[Tutor] performance loss -- profiling

spir denis.spir at free.fr
Tue May 19 11:26:14 CEST 2009

Le Mon, 18 May 2009 23:16:13 +0100,
"Alan Gauld" <alan.gauld at btinternet.com> s'exprima ainsi:

> "spir" <denis.spir at free.fr> wrote
> > Also, it's the first time I really have to cope with machine-time; 
> > so I'm totally new to technics like using a profiler. 
> > Any hints on the topics heartfully welcome :-)
> Profilers are a bit like debuggers. Very useful when needed 
> but usually a point of last resort.
> First, what OS are you on?
> Linux/Unix has a host of tools that can help pinpoint the causes, 
> such as whether there is excess disk I/O or memory use or 
> if its another process stealing CPU resource.
> Windows can do these things too but the tools and techniques 
> are totally different - and require a bit more experience to 
> interpret IMHO.
> But my first bet would be to check the CPU and memory usage 
> to see if either is high. Also if it uses the network, either to go to 
> a server(databases? files?) then check network traffic.
> If you can spot the nature of the hot spot you can often guess 
> where in the code the issues are likely to be.
> Other common causes to consider are:
> - Locking of files? ie concurrent access issues?
> - Queuing for shared resources? Have you started running multiple 
>   instances?
> - data base query time - have you increased the volume of 
>   data being searched? Did you index the key columns?
> - Directory path traversal - have you moved the location of 
> any key files? Either the executables/scriopts or the data?
> Just some ideas before you resort to profiling.

Thank you for all these tips, Alan.
I've found the naughty bug.
[It brings another question: see separate thread.]

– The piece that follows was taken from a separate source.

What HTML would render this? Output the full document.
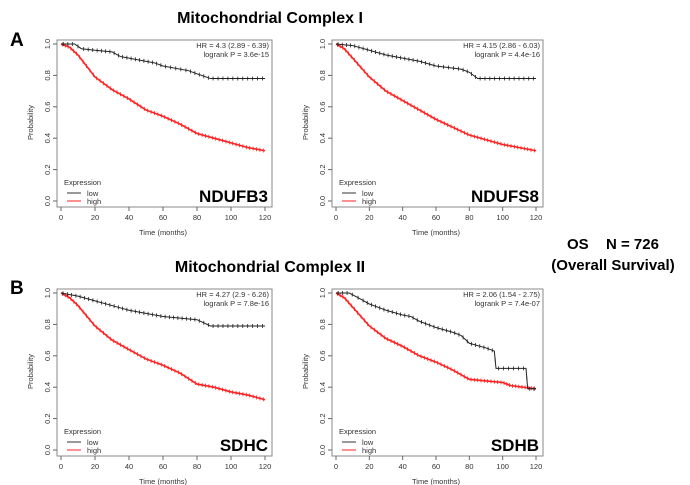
<!DOCTYPE html>
<html><head><meta charset="utf-8"><style>
body{margin:0;background:#fff;width:690px;height:485px;overflow:hidden;font-family:"Liberation Sans",sans-serif}
svg{display:block}
</style></head><body>
<svg id="fig" width="690" height="485" xmlns="http://www.w3.org/2000/svg">
<text x="270" y="23" font-size="16" font-weight="bold" text-anchor="middle">Mitochondrial Complex I</text>
<text x="270" y="272" font-size="16" font-weight="bold" text-anchor="middle">Mitochondrial Complex II</text>
<text x="10" y="46" font-size="19" font-weight="bold">A</text>
<text x="10" y="294" font-size="19" font-weight="bold">B</text>
<text x="567" y="249" font-size="15" font-weight="bold">OS</text>
<text x="606" y="249" font-size="15" font-weight="bold">N = 726</text>
<text x="613" y="270" font-size="15" font-weight="bold" text-anchor="middle">(Overall Survival)</text>
</svg>
<script>
const panelNames = ["NDUFB3","NDUFS8","SDHC","SDHB"];
const hrLabels = ["HR = 4.3 (2.89 - 6.39)","HR = 4.15 (2.86 - 6.03)","HR = 4.27 (2.9 - 6.26)","HR = 2.06 (1.54 - 2.75)"];
const pLabels = ["logrank P = 3.6e-15","logrank P = 4.4e-16","logrank P = 7.8e-16","logrank P = 7.4e-07"];
const xTicks = [0,20,40,60,80,100,120];
const yTicks = [0,0.2,0.4,0.6,0.8,1.0];
const lowTimes = [
 [0,8,12,20,30,35,45,55,60,75,80,88,120],
 [0,10,20,30,40,50,60,75,80,85,120],
 [0,10,20,30,40,50,60,70,80,88,120],
 [0,8,15,20,30,40,45,50,60,70,75,80,90,95,96,114,115,120]];
const lowSurv = [
 [1,1,0.97,0.96,0.95,0.92,0.90,0.88,0.86,0.83,0.81,0.78,0.78],
 [1,0.99,0.96,0.93,0.91,0.89,0.86,0.84,0.82,0.78,0.78],
 [1,0.98,0.95,0.92,0.89,0.87,0.85,0.84,0.83,0.79,0.79],
 [1,1,0.96,0.93,0.89,0.86,0.85,0.82,0.78,0.75,0.73,0.68,0.65,0.63,0.52,0.52,0.39,0.39]];
const highTimes = [
 [0,5,10,20,30,40,50,60,70,80,90,100,110,120],
 [0,5,10,20,30,40,50,60,70,80,90,100,110,120],
 [0,5,10,20,30,40,50,60,70,80,90,100,110,120],
 [0,5,10,20,30,40,50,60,70,80,90,100,105,120]];
const highSurv = [
 [1,0.98,0.93,0.79,0.71,0.65,0.58,0.54,0.49,0.43,0.40,0.37,0.34,0.32],
 [1,0.97,0.91,0.79,0.70,0.64,0.58,0.52,0.47,0.42,0.39,0.36,0.34,0.32],
 [1,0.97,0.92,0.79,0.70,0.64,0.58,0.54,0.49,0.42,0.40,0.37,0.35,0.32],
 [1,0.97,0.91,0.79,0.71,0.66,0.60,0.56,0.51,0.45,0.44,0.43,0.41,0.39]];
const layouts = [{x0:61,x1:265,y1:44,y0:201},{x0:336,x1:536,y1:44,y0:201},{x0:61,x1:265,y1:293,y0:450},{x0:336,x1:536,y1:293,y0:450}];
const NS="http://www.w3.org/2000/svg";
const svg=document.getElementById('fig');
function mk(tag,attrs,parent,txt){const e=document.createElementNS(NS,tag);for(const k in attrs)e.setAttribute(k,attrs[k]);if(txt!=null)e.textContent=txt;(parent||svg).appendChild(e);return e;}
panelNames.forEach((nm,i)=>{
 const L=layouts[i];
 const sx=t=>L.x0+(L.x1-L.x0)*t/120;
 const sy=v=>L.y0-(L.y0-L.y1)*v;
 const g=mk('g',{});
 
 
 const bx=L.x0-4, by=L.y1-4, bw=(L.x1-L.x0)+11, bh=(L.y0-L.y1)+10;
 const box=mk('rect',{x:bx,y:by,width:bw,height:bh,fill:'none',stroke:'#888','stroke-width':1},g);
 
 
 xTicks.forEach(t=>{
  mk('line',{x1:sx(t),x2:sx(t),y1:by+bh,y2:by+bh+4,stroke:'#666'},g);
  const tl=mk('text',{x:sx(t),y:by+bh+13,'font-size':7.5,'text-anchor':'middle',fill:'#333'},g,String(t));
  
  
 });
 yTicks.forEach(v=>{
  mk('line',{x1:bx,x2:bx-4,y1:sy(v),y2:sy(v),stroke:'#666'},g);
  const tl=mk('text',{x:bx-7,y:sy(v),'font-size':7.5,'text-anchor':'middle',fill:'#333',transform:`rotate(-90 ${bx-7} ${sy(v)})`},g,v.toFixed(1));
  
  
 });
 const xt=mk('text',{x:(L.x0+L.x1)/2,y:by+bh+28,'font-size':7.5,'text-anchor':'middle',fill:'#333'},g,'Time (months)');
 
 
 const yx=bx-24, yy=(L.y0+L.y1)/2;
 const yt=mk('text',{x:yx,y:yy,'font-size':7.5,'text-anchor':'middle',fill:'#333',transform:`rotate(-90 ${yx} ${yy})`},g,'Probability');
 
 
 function curve(ts,vs,col,name,w,dens){
  let d=`M${sx(ts[0])},${sy(vs[0])}`;
  for(let k=1;k<ts.length;k++){d+=` L${sx(ts[k])},${sy(vs[k])}`;}
  const p=mk('path',{d:d,fill:'none',stroke:col,'stroke-width':w},g);
  
  
  for(let k=1;k<ts.length;k++){
   const n=Math.max(1,Math.round((ts[k]-ts[k-1])*dens));
   for(let f=0;f<n;f++){
    const a=(f+0.5)/n;
    const t=ts[k-1]+(ts[k]-ts[k-1])*a;
    const v=vs[k-1]+(vs[k]-vs[k-1])*a;
    mk('line',{x1:sx(t),x2:sx(t),y1:sy(v)-2,y2:sy(v)+2,stroke:col,'stroke-width':0.8},g);
   }
  }
 }
 curve(highTimes[i],highSurv[i],'#ff2020','curve-high',1.6,0.5);
 curve(lowTimes[i],lowSurv[i],'#222','curve-low',1,0.35);
 const hr=mk('text',{x:L.x1+4,y:L.y1+4,'font-size':7.5,'text-anchor':'end',fill:'#333'},g,hrLabels[i]);
 
 
 const pv=mk('text',{x:L.x1+4,y:L.y1+13,'font-size':7.5,'text-anchor':'end',fill:'#333'},g,pLabels[i]);
 
 
 const lg=mk('g',{},g);
 
 
 mk('text',{x:L.x0+3,y:L.y0-16,'font-size':7.5,fill:'#333'},lg,'Expression');
 mk('line',{x1:L.x0+6,x2:L.x0+20,y1:L.y0-8,y2:L.y0-8,stroke:'#333'},lg);
 mk('text',{x:L.x0+26,y:L.y0-5,'font-size':7.5,fill:'#333'},lg,'low');
 mk('line',{x1:L.x0+6,x2:L.x0+20,y1:L.y0,y2:L.y0,stroke:'#ff2020'},lg);
 mk('text',{x:L.x0+26,y:L.y0+3,'font-size':7.5,fill:'#333'},lg,'high');
 const gn=mk('text',{x:L.x1+3,y:L.y0+1,'font-size':17,'font-weight':'bold','text-anchor':'end'},g,nm);
 
 
});
</script>
</body></html>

For the story, the app in question is a parsing and processing tool (see http://spir.wikidot.com/pijnu). I've put muuuch attention to usability, esp. feedback to developper. To help users fix grammars, which is always a difficult job, parse errors are very complete and even include a visual pointer to the failure location in source text.
The main trick is that "wrapper" patterns also report errors from sub-patterns. For instance, a sequence will tell the user which pattern in the sequence has failed and add this pattern's own error on output; a choice will report why _each_ pattern in the choice has failed. To do this, wrapper patterns have to record sub-pattern errors: _my_ error was that they recorded the error message (which is complicated to create) instead of a reference to the error object. Error objects correctly don't write their message until they are requested -- but wrapper patterns asked them to do it.
As a consequence, the app spent ~98% of its time writing error messages that never got printed ;-) My biggest test's running time had raised from ~1.5s to more than 1mn!